Todo ello entre el griterío de los asilvestrados habitantes del gallinero, alertando al joven protagonista de los peligros que que se cernían sobre su repeinada cabeza y los silbidos contra los cortes a los besos y vete tú a saber qué indecencias más, que la imaginación no llegaba todavía tan lejos. El Pereyra vivió sus últimos tiempos con la llegada de la progresía al poder del Estado y con una sillería más confortable. Las obras maestras de Woody Allén, los milagros del destape, los entonces nuevos cineastas españoles y alguna pieza de poco arte y menos ensayo culminaron toda una época de servicio cultural a precios muy módicos.
Hubo un tiempo en que la localidad de la sesión de los lunes, con programa doble de mucho technocolorín, costaba siete pesetas, hoy unos centimillos de euro de los que nos devuelven en el super y con los que nunca sabemos qué hacer.

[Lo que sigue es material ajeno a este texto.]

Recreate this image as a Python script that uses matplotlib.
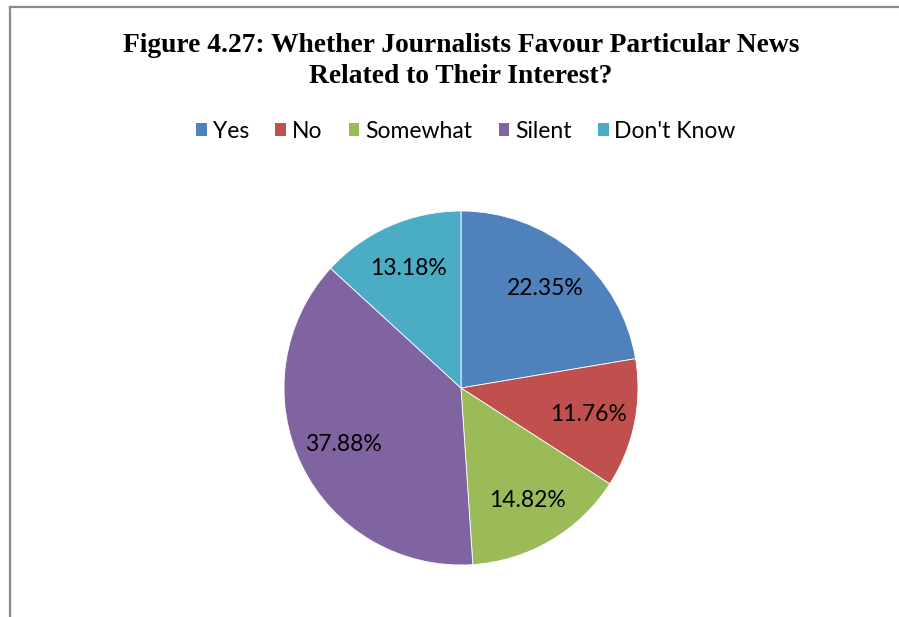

Y ahí siguen los fantasmas, entre escombros y confusión por su futuro. «¿Podremos volver a ocupar nuestro lugar en la pantalla?», se preguntan preocupados Gary Cooper -todavía hoy solo ante el peligro-, Cary Grant -el último gran galán-, Audrey Hepburn -desayunando con diamantes para la eternidad-, Marilyn Monroe -que jamás ha dejado de vivir arriba, como toda buena tentación-, Paul Newman -tras las huellas de la gata sobre el tejado de zinc, la entonces hermosísima Liz Taylor-, Doris Day -la eterna ingenua que sólo se acostaba con sus novios tras haber pasado por el altar-, Shirley Mclaine -pura seducción,- Marisol -por siempre un rayo de luz-, la Rocío Dúrcal prerranchera-, John Wayne -el boina verde más facha-, Grace Kelly -la princesa entronizada y prematuramente depuesta-, Jerry Lewis -¡Joder, qué tío!-, Louis de Funes -¡Caray con el abuelo!-, el psicótico Anthony Perkins, La Diligencia, Rebeca, La Violetera y, cómo no, el team infalible compuesto por Alfredo Landa, Concha Velasco, Gracita Morales, José Luis López Vázquez, Agustín González y toda la troupe de grandes cómicos españoles e imprescindibles.
Ahí están todos, reunidos en asamblea desde que el cine-teartro de la Marina cerró en falso con un ERE que dejó en la calle Comte Rosselló a todo un firmamento estelar hoy en las listas del paro más humillante. Ojalá que sea sólo temporal. Será bienvenido el nuevo Pereyra, aunque no nos dejen entrar la tartera camuflada de tupper ware ni la gaseosa Riera, aunque sea con la etiqueta de Moët Chandon, pero nunca olvidaremos el antiguo, tan familiar y entrañable como todos los lugares en los que aprendimos a soñar. Para siempre.